27. Askeri idari yargılama usulünde kesinleşen hükümlere karşı yargılamanın yenilenmesi 1602 sayılı Kanun'un 64. maddesinde yazılı sebeplerle sınırlı olarak istenebilmektedir. Başvurucunun, söz konusu düzenleme gereğince yapılan yargılamalardaki hak ihlallerini bireysel başvuru yoluyla Anayasa Mahkemesine getirmesi mümkündür. Ancak Anayasa'da yer alan hak ve özgürlükler ihlal edilmediği sürece ya da derece mahkemelerinin kararları açık keyfîlik içermedikçe kararlardaki maddi ve hukuki hatalar bireysel başvuru kapsamında ele alınamaz.
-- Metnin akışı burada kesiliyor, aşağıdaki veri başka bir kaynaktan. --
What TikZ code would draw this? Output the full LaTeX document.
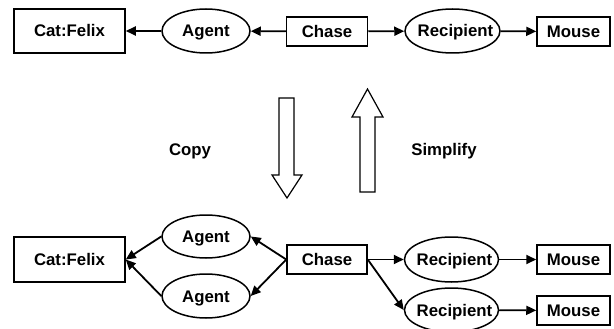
\documentclass[tikz,border=0pt]{standalone}
\usepackage{fontspec}
\setmainfont{Liberation Sans}
\usetikzlibrary{shapes.geometric,arrows.meta}
\newcommand{\flatlabel}[1]{\makebox[0pt]{#1}}
\begin{document}
\begin{tikzpicture}[x=1pt,y=-1pt,
  every node/.style={font=\fontsize{16.8}{18}\selectfont\bfseries, inner sep=0pt,
    text height=12pt, text depth=0pt},
  concept/.style={draw, line width=1.5pt, rectangle},
  relation/.style={draw, line width=1.5pt, ellipse},
  link/.style={line width=1.8pt, -{Triangle[length=10pt,width=9pt]}},
  blockarrow/.style={draw, line width=1.2pt, fill=white, line join=miter}]
\useasboundingbox (0,0) rectangle (614,329);

% upper graph
\node[concept, minimum width=111pt, minimum height=44pt] (catT) at (69.5,31) {Cat:Felix\hspace{14pt}};
\node[relation, minimum width=88pt, minimum height=44pt] (agT) at (206,31) {\flatlabel{Agent}};
\node[concept, minimum width=81pt, minimum height=29pt] (chT) at (327,31.5) {Chase};
\node[relation, minimum width=95pt, minimum height=44pt] (reT) at (452.5,31) {\flatlabel{\hspace{6pt}Recipient}};
\node[concept, minimum width=73pt, minimum height=29pt] (moT) at (573.5,31.5) {Mouse};

\draw[link] (chT) -- (agT);
\draw[link] (agT) -- (catT);
\draw[link] (chT) -- (reT);
\draw[link] (reT) -- (moT);

% lower graph
\node[concept, minimum width=111pt, minimum height=45pt] (catB) at (69.5,259.5) {Cat:Felix\hspace{14pt}};
\node[relation, minimum width=88pt, minimum height=43pt] (agB1) at (206,236.5) {\flatlabel{Agent}};
\node[relation, minimum width=88pt, minimum height=44pt] (agB2) at (206,296) {\flatlabel{Agent}};
\node[concept, minimum width=80pt, minimum height=29pt] (chB) at (327,259.5) {Chase};
\node[relation, minimum width=94pt, minimum height=45pt] (reB1) at (451.5,259.5) {\flatlabel{\hspace{6pt}Recipient}};
\node[relation, minimum width=94pt, minimum height=44pt] (reB2) at (451.5,310) {\flatlabel{\hspace{6pt}Recipient}};
\node[concept, minimum width=73pt, minimum height=29pt] (moB1) at (573.5,259.5) {Mouse};
\node[concept, minimum width=73pt, minimum height=29pt] (moB2) at (573.5,310.5) {Mouse};

\draw[link] (chB.west) -- (agB1.east);
\draw[link] (chB.west) -- (agB2.east);
\draw[link] (agB1.west) -- (catB.east);
\draw[link] (agB2.west) -- (catB.east);
\draw[link] (chB.east) -- (reB1.west);
\draw[link] (chB.east) -- (reB2.west);
\draw[link] (reB1) -- (moB1);
\draw[link] (reB2) -- (moB2);

% transformation arrows
\draw[blockarrow] (279,98) -- (294,98) -- (294,175) -- (302,175) -- (287,198)
  -- (272,175) -- (279,175) -- cycle;
\draw[blockarrow] (360,192) -- (375,192) -- (375,117) -- (383,117) -- (367.5,89)
  -- (352,117) -- (360,117) -- cycle;
\node (copy) at (190,150) {Copy};
\node (simp) at (444,150) {Simplify};
\end{tikzpicture}
\end{document}
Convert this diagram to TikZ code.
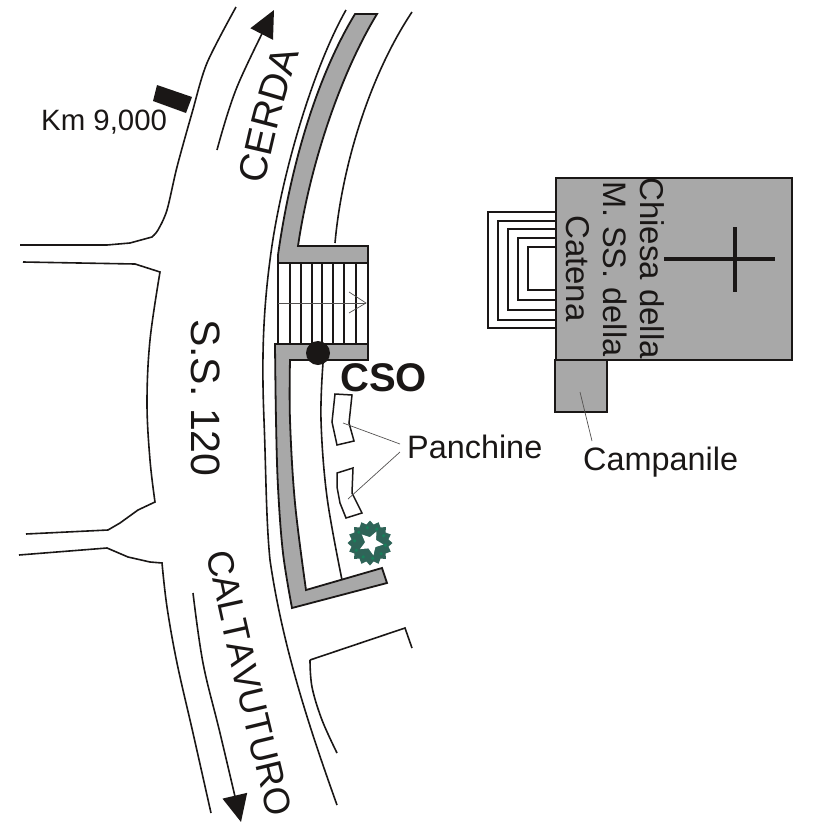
\documentclass[tikz,border=0pt]{standalone}
\usepackage{fontspec}
\setmainfont{Liberation Sans}
\usepackage{xcolor}
\usetikzlibrary{arrows.meta,decorations.text,shapes.geometric}
\definecolor{inchiostro}{HTML}{1A1716}
\definecolor{muro}{HTML}{A8A8A8}
\definecolor{albero}{HTML}{2F6458}
\definecolor{foglia}{HTML}{17805A}

\begin{document}
\begin{tikzpicture}[x=1pt,y=-1pt,line join=miter,
		strada/.style={draw=inchiostro,line width=1.6pt},
		parete/.style={draw=inchiostro,fill=muro,line width=1.8pt},
		gradino/.style={draw=inchiostro,line width=1.5pt},
		spia/.style={draw=inchiostro!75,line width=.7pt},
		freccia/.style={draw=inchiostro,line width=1.6pt,-{Triangle[length=27pt,width=25pt,fill=inchiostro]}},
		scritta/.style={text=inchiostro,inner sep=0pt,font=\fontsize{32.4}{32.4}\selectfont}]
			\useasboundingbox (0,0) rectangle (828,828);
			%strada sinistra
			\draw[strada] plot[smooth,tension=.5] coordinates {(236,7) (207,63) (192,113) (177,167) (167,210) (158,230) (152,237)} -- (130,243) -- (107,245) -- (20,245);
			\draw[strada] (23,262) -- (135,264) -- plot[smooth,tension=.6] coordinates {(160,272) (150,340) (147,403) (150,460) (155,502)} -- (138,510) -- (120,523) -- (108,530) -- (26,534);
			\draw[strada] (19,555) -- (107,548) -- (128,557) -- (150,562) -- plot[smooth,tension=.6] coordinates {(162,563) (167,607) (177,663) (193,733) (211,813)};
			%strada destra
			\draw[strada] (346,10) .. controls (312,70) and (280,180) .. (270,260) .. controls (262,320) and (262,370) .. (264,420) .. controls (266,470) and (266,520) .. (270,560) .. controls (283,650) and (312,735) .. (337,805);
			\draw[strada] (412,12) .. controls (370,75) and (342,165) .. (335,243);
			\draw[strada] plot[smooth,tension=.6] coordinates {(323,363) (321,420) (327,497) (342,580)};
			\draw[strada] plot[smooth,tension=.6] coordinates {(310,660) (312,687) (322,720) (337,753)};
			\draw[strada] (310,660) -- (405,628) -- (412,648);
			%muri
			\draw[parete] (278,255) .. controls (290,170) and (315,80) .. (355,14) -- (377,14) .. controls (340,75) and (310,165) .. (298,246) -- (368,246) -- (368,263) -- (278,263) -- cycle;
			\draw[parete] (275,344) -- (368,344) -- (368,360) -- plot[smooth,tension=.6] coordinates {(290,360) (290,420) (295,503) (306,590)} -- (382,568) -- (387,583) -- plot[smooth,tension=.6] coordinates {(292,608) (283,553) (278,487) (276,420) (275,344)} -- cycle;
			%scala
			\foreach \gx in {278,290,301,312,322,333,344,356,368}
				\draw[gradino] (\gx,263) -- (\gx,344);
			\coordinate (scalaA) at (278,303);
			\coordinate (scalaB) at (366,303);
			\draw[spia] (scalaA) -- (scalaB);
			\draw[spia] (349,292) -- (scalaB) -- (349,313);
			\fill[inchiostro] (318,353) circle (12);
			\node[scritta,anchor=base west,font=\bfseries\fontsize{40}{40}\selectfont] (cso) at (340,391) {CSO};
			%panchine
			\draw[gradino,fill=white] (335,394) -- (352,395) -- (349,423) -- (354,441) -- (337,445) -- (332,422) -- cycle;
			\draw[gradino,fill=white] (337,473) -- (353,468) -- (352,493) -- (362,513) -- (346,518) -- (340,503) -- (337,487) -- cycle;
			\node[scritta,anchor=base west] (panchine) at (407,458) {Panchine};
			\coordinate (panchinaA) at (343,423);
			\coordinate (panchinaB) at (348,499);
			\coordinate (spiaA) at (400,444);
			\coordinate (spiaB) at (400,452);
			\draw[spia] (panchinaA) -- (spiaA);
			\draw[spia] (panchinaB) -- (spiaB);
			%albero
			\node[star,star points=16,star point ratio=1.2,fill=albero,inner sep=0pt,minimum size=45pt] (chioma) at (370,543) {};
			\node[star,star points=5,star point ratio=2.1,fill=white,inner sep=0pt,minimum size=25pt,rotate=-25] (stella) at (371,543) {};
			\foreach \ang in {0,36,...,324}
				\fill[foglia] (370,543) ++(\ang+8:15.5) circle (1.8);
			%chiesa
			\foreach \sl/\st/\sb in {488/212/328,498/221/320,508/229/310,518/238/300,528/247/290}
				\draw[gradino] (556,\st) -- (\sl,\st) -- (\sl,\sb) -- (556,\sb);
			\draw[parete] (556,178) rectangle (792,360);
			\draw[parete] (555,360) rectangle (607,412);
			\draw[inchiostro,line width=3.6pt] (664,259) -- (775,259);
			\draw[inchiostro,line width=3.6pt] (735,227) -- (735,292);
			\node[scritta,anchor=base west,rotate=-90,font=\fontsize{33}{33}\selectfont] (chiesa) at (640,177) {Chiesa della};
			\node[scritta,anchor=base west,rotate=-90,font=\fontsize{32.5}{32.5}\selectfont] (madonna) at (603,181) {M. SS. della};
			\node[scritta,anchor=base west,rotate=-90,font=\fontsize{33}{33}\selectfont] (catena) at (566,215) {Catena};
			\node[scritta,anchor=base west] (campanile) at (583,470) {Campanile};
			\coordinate (torre) at (580,392);
			\coordinate (spiaC) at (592,441);
			\draw[spia] (torre) -- (spiaC);
			%scritte strada
			\node[scritta,anchor=base west,font=\fontsize{29.4}{29.4}\selectfont] (km) at (41,130) {Km 9,000};
			\fill[inchiostro] (157,85) -- (192,97) -- (186,113) -- (153,101) -- cycle;
			\node[scritta,anchor=base west,rotate=-90,font=\fontsize{41}{41}\selectfont] (statale) at (191,319) {S.S. 120};
			\path[decorate,decoration={text along path,text align=center,text color=inchiostro,text={|\fontsize{39}{39}\selectfont|CERDA}}]
				(264,190) .. controls (272,145) and (285,95) .. (301,48);
			\path[decorate,decoration={text along path,text align=center,text color=inchiostro,text={|\fontsize{36.5}{36.5}\selectfont|CALTAVUTURO}}]
				(207,553) .. controls (224,640) and (247,730) .. (268,818);
			%frecce
			\draw[freccia] plot[smooth,tension=.6] coordinates {(217,150) (237,87) (274,10)};
			\draw[freccia] plot[smooth,tension=.6] coordinates {(193,593) (203,663) (220,733) (241,822)};
	\end{tikzpicture}
\end{document}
Bu kapsamda derece mahkemelerinin delilleri takdirinde açık bir keyfîlik bulunmadıkça Anayasa Mahkemesinin bu takdire müdahalesi söz konusu olamaz (Keskinkılıç Gıda Sanayi ve Ticaret A.Ş., B. No: 2013/4413, 21/11/2013, § 34).
28. Başvurucu, sözleşmesinin feshine nedenolan ceza yargılamalarından beraat etmiş olmasına rağmen yargılamanın yenilenmesi talebini inceleyen AYİM tarafından bu talebinin reddedildiğini belirterek adil yargılanma hakkının ve masumiyet karinesinin ihlal edildiğini ileri sürmüş ise de yargılama sürecinde karşı tarafın sunduğu deliller ve görüşlerden bilgi sahibi olamadığına, kendi delillerini ve iddialarını sunma olanağı bulamadığına, karşı tarafça sunulan delillere ve iddialara etkili bir şekilde itiraz etme fırsatı bulamadığına ya da uyuşmazlığın çözüme kavuşturulmasıyla ilgili iddialarının derece mahkemesi tarafından dinlenmediğine veya kararın gerekçesiz olduğuna ilişkin bir bilgi ya da kanıt sunmadığı gibi AYİM Birinci Dairesinin yargılamanın yenilenmesi talebini yukarıda yer verilen gerekçeler ile reddetmesinde bariz takdir hatası veya açık keyfîlik oluşturan herhangi bir durum da tespit edilmemiştir.
29. Açıklanan nedenlerle başvurucu tarafından ileri sürülen iddiaların kanun yolu şikâyeti niteliğinde olduğu, AYİM Birinci Dairesi kararının bariz takdir hatası veya açıkkeyfîlik de içermediği anlaşıldığından, başvurunun diğer kabul edilebilirlik şartları yönünden incelenmeksizin açıkça dayanaktan yoksun olması nedeniyle kabul edilemez olduğuna karar verilmesi gerekir.
V. HÜKÜM
Açıklanan gerekçelerle;
A. Başvurunun açıkça dayanaktan yoksun olması nedeniyle KABUL EDİLEMEZ OLDUĞUNA,
B. Yargılama giderlerinin başvurucu üzerinde BIRAKILMASINA,
9/6/2016 tarihinde OYBİRLİĞİYLE karar verildi.